> [SUPPLIED INFORMATION]
_ _ _ _

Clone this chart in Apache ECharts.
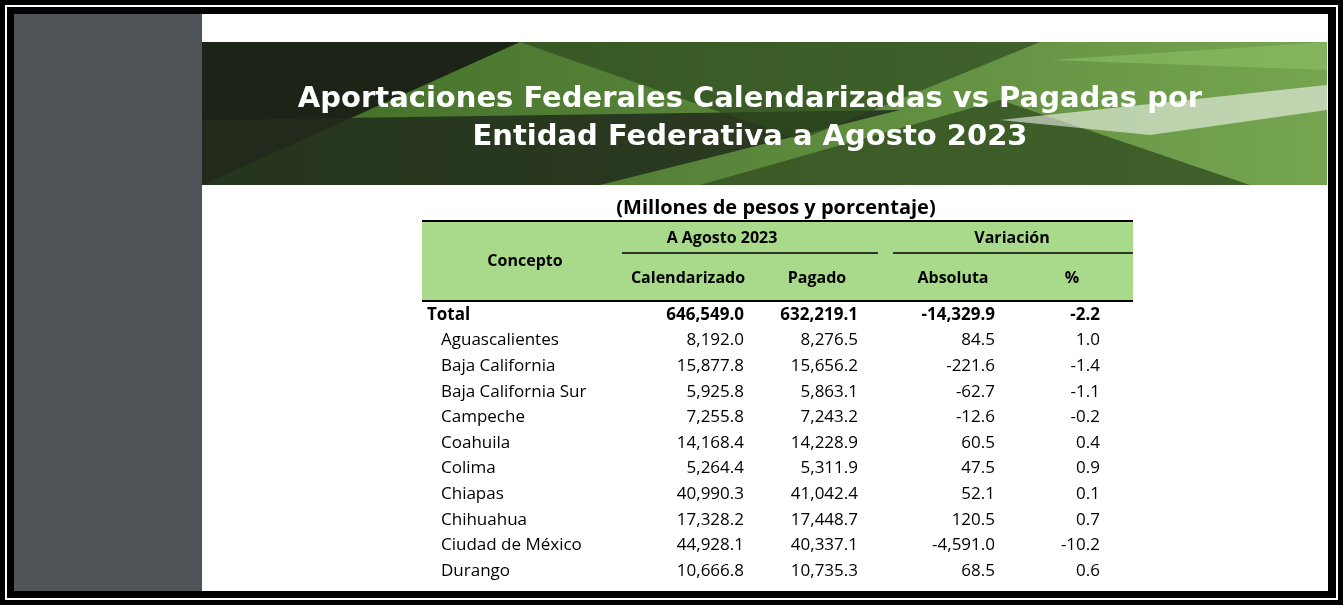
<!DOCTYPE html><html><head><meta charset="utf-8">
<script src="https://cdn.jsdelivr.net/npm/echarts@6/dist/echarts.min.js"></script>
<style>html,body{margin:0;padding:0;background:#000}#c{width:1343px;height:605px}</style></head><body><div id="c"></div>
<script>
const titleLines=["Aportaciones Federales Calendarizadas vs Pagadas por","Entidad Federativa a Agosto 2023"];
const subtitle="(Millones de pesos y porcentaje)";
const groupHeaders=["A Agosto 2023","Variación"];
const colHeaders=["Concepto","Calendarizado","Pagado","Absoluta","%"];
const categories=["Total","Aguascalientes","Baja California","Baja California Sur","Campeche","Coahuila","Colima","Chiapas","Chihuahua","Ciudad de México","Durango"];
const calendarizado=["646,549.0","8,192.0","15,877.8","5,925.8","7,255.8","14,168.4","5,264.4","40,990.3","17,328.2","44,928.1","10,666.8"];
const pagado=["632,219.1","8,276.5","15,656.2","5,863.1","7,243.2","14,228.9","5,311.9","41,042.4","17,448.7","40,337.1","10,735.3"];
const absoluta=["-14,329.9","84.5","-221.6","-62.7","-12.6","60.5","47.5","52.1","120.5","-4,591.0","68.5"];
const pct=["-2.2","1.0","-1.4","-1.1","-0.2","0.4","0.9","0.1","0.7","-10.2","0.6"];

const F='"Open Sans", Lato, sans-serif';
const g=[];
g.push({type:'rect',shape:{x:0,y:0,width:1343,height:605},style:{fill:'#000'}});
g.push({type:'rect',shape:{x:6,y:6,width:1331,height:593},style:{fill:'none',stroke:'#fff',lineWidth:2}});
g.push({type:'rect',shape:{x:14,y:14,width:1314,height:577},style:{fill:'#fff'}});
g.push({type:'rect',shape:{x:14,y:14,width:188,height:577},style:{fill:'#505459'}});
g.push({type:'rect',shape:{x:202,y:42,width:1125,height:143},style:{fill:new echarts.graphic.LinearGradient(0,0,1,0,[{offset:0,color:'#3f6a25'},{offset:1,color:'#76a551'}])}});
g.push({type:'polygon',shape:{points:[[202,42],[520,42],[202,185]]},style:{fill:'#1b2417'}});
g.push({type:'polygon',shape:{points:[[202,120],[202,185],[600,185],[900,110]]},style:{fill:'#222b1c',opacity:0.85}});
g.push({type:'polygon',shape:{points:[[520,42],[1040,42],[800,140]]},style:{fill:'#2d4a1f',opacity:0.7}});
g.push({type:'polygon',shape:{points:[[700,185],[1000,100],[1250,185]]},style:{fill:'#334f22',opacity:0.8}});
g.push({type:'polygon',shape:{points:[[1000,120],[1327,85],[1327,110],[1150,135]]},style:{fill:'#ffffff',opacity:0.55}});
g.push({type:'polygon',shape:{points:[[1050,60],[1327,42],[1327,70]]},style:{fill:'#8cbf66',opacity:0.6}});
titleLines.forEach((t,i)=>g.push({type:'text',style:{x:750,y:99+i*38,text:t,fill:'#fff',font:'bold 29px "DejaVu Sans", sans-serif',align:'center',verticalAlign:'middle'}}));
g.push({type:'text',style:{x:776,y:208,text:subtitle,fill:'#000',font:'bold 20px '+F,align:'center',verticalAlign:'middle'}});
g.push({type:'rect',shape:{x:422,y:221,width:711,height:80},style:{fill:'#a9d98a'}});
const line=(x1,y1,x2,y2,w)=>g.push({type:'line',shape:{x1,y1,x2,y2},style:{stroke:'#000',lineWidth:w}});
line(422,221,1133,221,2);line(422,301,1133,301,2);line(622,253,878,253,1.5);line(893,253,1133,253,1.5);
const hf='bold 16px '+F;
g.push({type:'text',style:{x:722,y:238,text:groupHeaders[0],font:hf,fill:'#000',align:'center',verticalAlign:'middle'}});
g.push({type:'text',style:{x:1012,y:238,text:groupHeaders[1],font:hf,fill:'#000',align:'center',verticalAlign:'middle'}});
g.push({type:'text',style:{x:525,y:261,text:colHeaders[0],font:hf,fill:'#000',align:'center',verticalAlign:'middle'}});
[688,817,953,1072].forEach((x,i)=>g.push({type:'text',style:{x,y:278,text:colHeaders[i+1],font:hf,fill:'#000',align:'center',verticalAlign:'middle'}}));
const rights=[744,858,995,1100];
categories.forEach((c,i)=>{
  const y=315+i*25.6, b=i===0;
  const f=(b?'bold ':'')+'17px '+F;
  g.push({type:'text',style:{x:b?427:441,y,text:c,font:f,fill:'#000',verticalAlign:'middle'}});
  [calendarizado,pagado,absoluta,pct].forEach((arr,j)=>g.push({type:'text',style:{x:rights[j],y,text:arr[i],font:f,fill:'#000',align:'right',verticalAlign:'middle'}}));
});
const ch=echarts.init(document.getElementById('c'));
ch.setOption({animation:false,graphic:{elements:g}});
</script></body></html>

_ _ _ _

> [WORK TO BE COMPLETED]
Give every line back word for word and leave the pictures out.

> [RESULT OF THIS TASK]
Clone this chart in Apache ECharts.
<!DOCTYPE html><html><head><meta charset="utf-8">
<script src="https://cdn.jsdelivr.net/npm/echarts@6/dist/echarts.min.js"></script>
<style>html,body{margin:0;padding:0;background:#000}#c{width:1343px;height:605px}</style></head><body><div id="c"></div>
<script>
const titleLines=["Aportaciones Federales Calendarizadas vs Pagadas por","Entidad Federativa a Agosto 2023"];
const subtitle="(Millones de pesos y porcentaje)";
const groupHeaders=["A Agosto 2023","Variación"];
const colHeaders=["Concepto","Calendarizado","Pagado","Absoluta","%"];
const categories=["Total","Aguascalientes","Baja California","Baja California Sur","Campeche","Coahuila","Colima","Chiapas","Chihuahua","Ciudad de México","Durango"];
const calendarizado=["646,549.0","8,192.0","15,877.8","5,925.8","7,255.8","14,168.4","5,264.4","40,990.3","17,328.2","44,928.1","10,666.8"];
const pagado=["632,219.1","8,276.5","15,656.2","5,863.1","7,243.2","14,228.9","5,311.9","41,042.4","17,448.7","40,337.1","10,735.3"];
const absoluta=["-14,329.9","84.5","-221.6","-62.7","-12.6","60.5","47.5","52.1","120.5","-4,591.0","68.5"];
const pct=["-2.2","1.0","-1.4","-1.1","-0.2","0.4","0.9","0.1","0.7","-10.2","0.6"];

const F='"Open Sans", Lato, sans-serif';
const g=[];
g.push({type:'rect',shape:{x:0,y:0,width:1343,height:605},style:{fill:'#000'}});
g.push({type:'rect',shape:{x:6,y:6,width:1331,height:593},style:{fill:'none',stroke:'#fff',lineWidth:2}});
g.push({type:'rect',shape:{x:14,y:14,width:1314,height:577},style:{fill:'#fff'}});
g.push({type:'rect',shape:{x:14,y:14,width:188,height:577},style:{fill:'#505459'}});
g.push({type:'rect',shape:{x:202,y:42,width:1125,height:143},style:{fill:new echarts.graphic.LinearGradient(0,0,1,0,[{offset:0,color:'#3f6a25'},{offset:1,color:'#76a551'}])}});
g.push({type:'polygon',shape:{points:[[202,42],[520,42],[202,185]]},style:{fill:'#1b2417'}});
g.push({type:'polygon',shape:{points:[[202,120],[202,185],[600,185],[900,110]]},style:{fill:'#222b1c',opacity:0.85}});
g.push({type:'polygon',shape:{points:[[520,42],[1040,42],[800,140]]},style:{fill:'#2d4a1f',opacity:0.7}});
g.push({type:'polygon',shape:{points:[[700,185],[1000,100],[1250,185]]},style:{fill:'#334f22',opacity:0.8}});
g.push({type:'polygon',shape:{points:[[1000,120],[1327,85],[1327,110],[1150,135]]},style:{fill:'#ffffff',opacity:0.55}});
g.push({type:'polygon',shape:{points:[[1050,60],[1327,42],[1327,70]]},style:{fill:'#8cbf66',opacity:0.6}});
titleLines.forEach((t,i)=>g.push({type:'text',style:{x:750,y:99+i*38,text:t,fill:'#fff',font:'bold 29px "DejaVu Sans", sans-serif',align:'center',verticalAlign:'middle'}}));
g.push({type:'text',style:{x:776,y:208,text:subtitle,fill:'#000',font:'bold 20px '+F,align:'center',verticalAlign:'middle'}});
g.push({type:'rect',shape:{x:422,y:221,width:711,height:80},style:{fill:'#a9d98a'}});
const line=(x1,y1,x2,y2,w)=>g.push({type:'line',shape:{x1,y1,x2,y2},style:{stroke:'#000',lineWidth:w}});
line(422,221,1133,221,2);line(422,301,1133,301,2);line(622,253,878,253,1.5);line(893,253,1133,253,1.5);
const hf='bold 16px '+F;
g.push({type:'text',style:{x:722,y:238,text:groupHeaders[0],font:hf,fill:'#000',align:'center',verticalAlign:'middle'}});
g.push({type:'text',style:{x:1012,y:238,text:groupHeaders[1],font:hf,fill:'#000',align:'center',verticalAlign:'middle'}});
g.push({type:'text',style:{x:525,y:261,text:colHeaders[0],font:hf,fill:'#000',align:'center',verticalAlign:'middle'}});
[688,817,953,1072].forEach((x,i)=>g.push({type:'text',style:{x,y:278,text:colHeaders[i+1],font:hf,fill:'#000',align:'center',verticalAlign:'middle'}}));
const rights=[744,858,995,1100];
categories.forEach((c,i)=>{
  const y=315+i*25.6, b=i===0;
  const f=(b?'bold ':'')+'17px '+F;
  g.push({type:'text',style:{x:b?427:441,y,text:c,font:f,fill:'#000',verticalAlign:'middle'}});
  [calendarizado,pagado,absoluta,pct].forEach((arr,j)=>g.push({type:'text',style:{x:rights[j],y,text:arr[i],font:f,fill:'#000',align:'right',verticalAlign:'middle'}}));
});
const ch=echarts.init(document.getElementById('c'));
ch.setOption({animation:false,graphic:{elements:g}});
</script></body></html>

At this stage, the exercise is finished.